**Your goal**: Copy each line holding the string "source".

**Exercise input**:
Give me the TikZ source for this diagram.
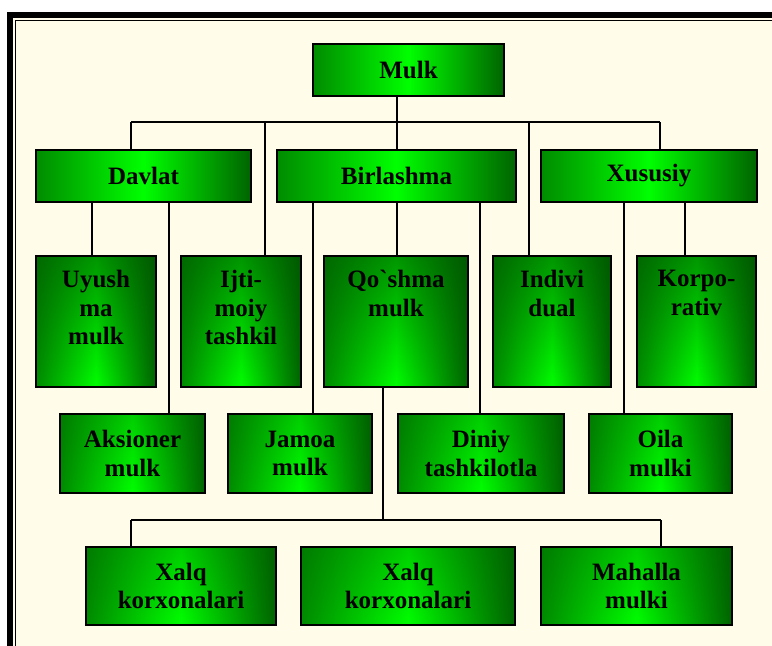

...

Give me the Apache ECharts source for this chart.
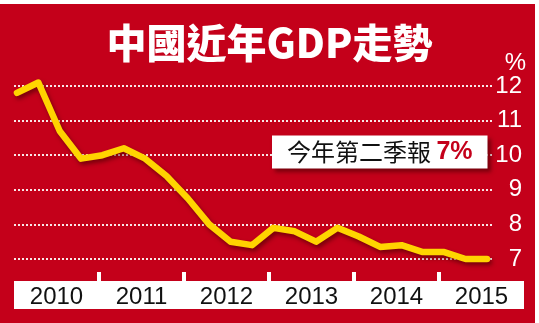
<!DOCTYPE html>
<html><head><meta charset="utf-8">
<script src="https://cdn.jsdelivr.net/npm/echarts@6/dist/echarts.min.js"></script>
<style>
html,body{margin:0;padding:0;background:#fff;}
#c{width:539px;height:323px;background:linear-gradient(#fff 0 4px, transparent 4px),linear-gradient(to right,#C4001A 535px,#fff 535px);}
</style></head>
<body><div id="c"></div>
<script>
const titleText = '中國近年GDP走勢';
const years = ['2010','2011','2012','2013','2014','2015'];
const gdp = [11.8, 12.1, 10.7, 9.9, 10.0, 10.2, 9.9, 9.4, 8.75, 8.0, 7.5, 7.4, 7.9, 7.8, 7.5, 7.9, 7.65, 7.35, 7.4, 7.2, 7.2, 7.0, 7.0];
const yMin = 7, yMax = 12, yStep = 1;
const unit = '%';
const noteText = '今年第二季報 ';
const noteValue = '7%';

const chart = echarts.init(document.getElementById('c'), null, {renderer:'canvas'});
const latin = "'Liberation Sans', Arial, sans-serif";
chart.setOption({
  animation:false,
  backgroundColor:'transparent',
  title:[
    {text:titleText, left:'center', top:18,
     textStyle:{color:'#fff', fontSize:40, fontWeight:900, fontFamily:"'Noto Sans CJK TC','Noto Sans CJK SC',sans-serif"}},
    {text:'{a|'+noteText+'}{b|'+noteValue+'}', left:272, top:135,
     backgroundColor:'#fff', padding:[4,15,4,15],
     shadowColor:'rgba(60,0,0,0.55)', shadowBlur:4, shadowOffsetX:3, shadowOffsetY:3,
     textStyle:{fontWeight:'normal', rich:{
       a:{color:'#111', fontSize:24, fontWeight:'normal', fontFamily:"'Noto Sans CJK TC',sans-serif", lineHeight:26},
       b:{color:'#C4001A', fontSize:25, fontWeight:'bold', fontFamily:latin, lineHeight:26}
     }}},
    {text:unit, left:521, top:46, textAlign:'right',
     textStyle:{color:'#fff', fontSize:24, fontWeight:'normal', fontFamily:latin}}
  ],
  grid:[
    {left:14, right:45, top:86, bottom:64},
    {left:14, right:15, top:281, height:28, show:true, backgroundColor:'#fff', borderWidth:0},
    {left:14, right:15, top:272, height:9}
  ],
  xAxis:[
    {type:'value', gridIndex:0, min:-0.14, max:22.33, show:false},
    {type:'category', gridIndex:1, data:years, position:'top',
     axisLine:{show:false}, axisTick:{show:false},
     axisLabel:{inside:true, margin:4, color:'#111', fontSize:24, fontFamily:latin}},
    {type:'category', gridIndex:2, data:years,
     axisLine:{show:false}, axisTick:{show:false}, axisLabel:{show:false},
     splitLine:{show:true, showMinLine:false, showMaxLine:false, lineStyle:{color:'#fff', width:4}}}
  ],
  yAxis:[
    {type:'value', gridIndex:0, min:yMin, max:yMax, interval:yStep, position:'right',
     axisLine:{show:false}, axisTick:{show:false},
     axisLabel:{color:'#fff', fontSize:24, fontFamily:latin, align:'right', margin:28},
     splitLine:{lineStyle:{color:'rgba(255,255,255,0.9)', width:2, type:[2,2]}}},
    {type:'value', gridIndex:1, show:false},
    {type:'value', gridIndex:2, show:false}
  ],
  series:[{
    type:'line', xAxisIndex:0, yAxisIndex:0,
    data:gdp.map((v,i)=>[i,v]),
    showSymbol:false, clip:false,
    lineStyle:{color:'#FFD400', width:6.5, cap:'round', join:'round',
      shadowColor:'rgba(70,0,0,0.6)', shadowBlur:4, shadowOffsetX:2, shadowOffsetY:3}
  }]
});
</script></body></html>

**Result for this exercise**:
Give me the TikZ source for this diagram.
Give me the Apache ECharts source for this chart.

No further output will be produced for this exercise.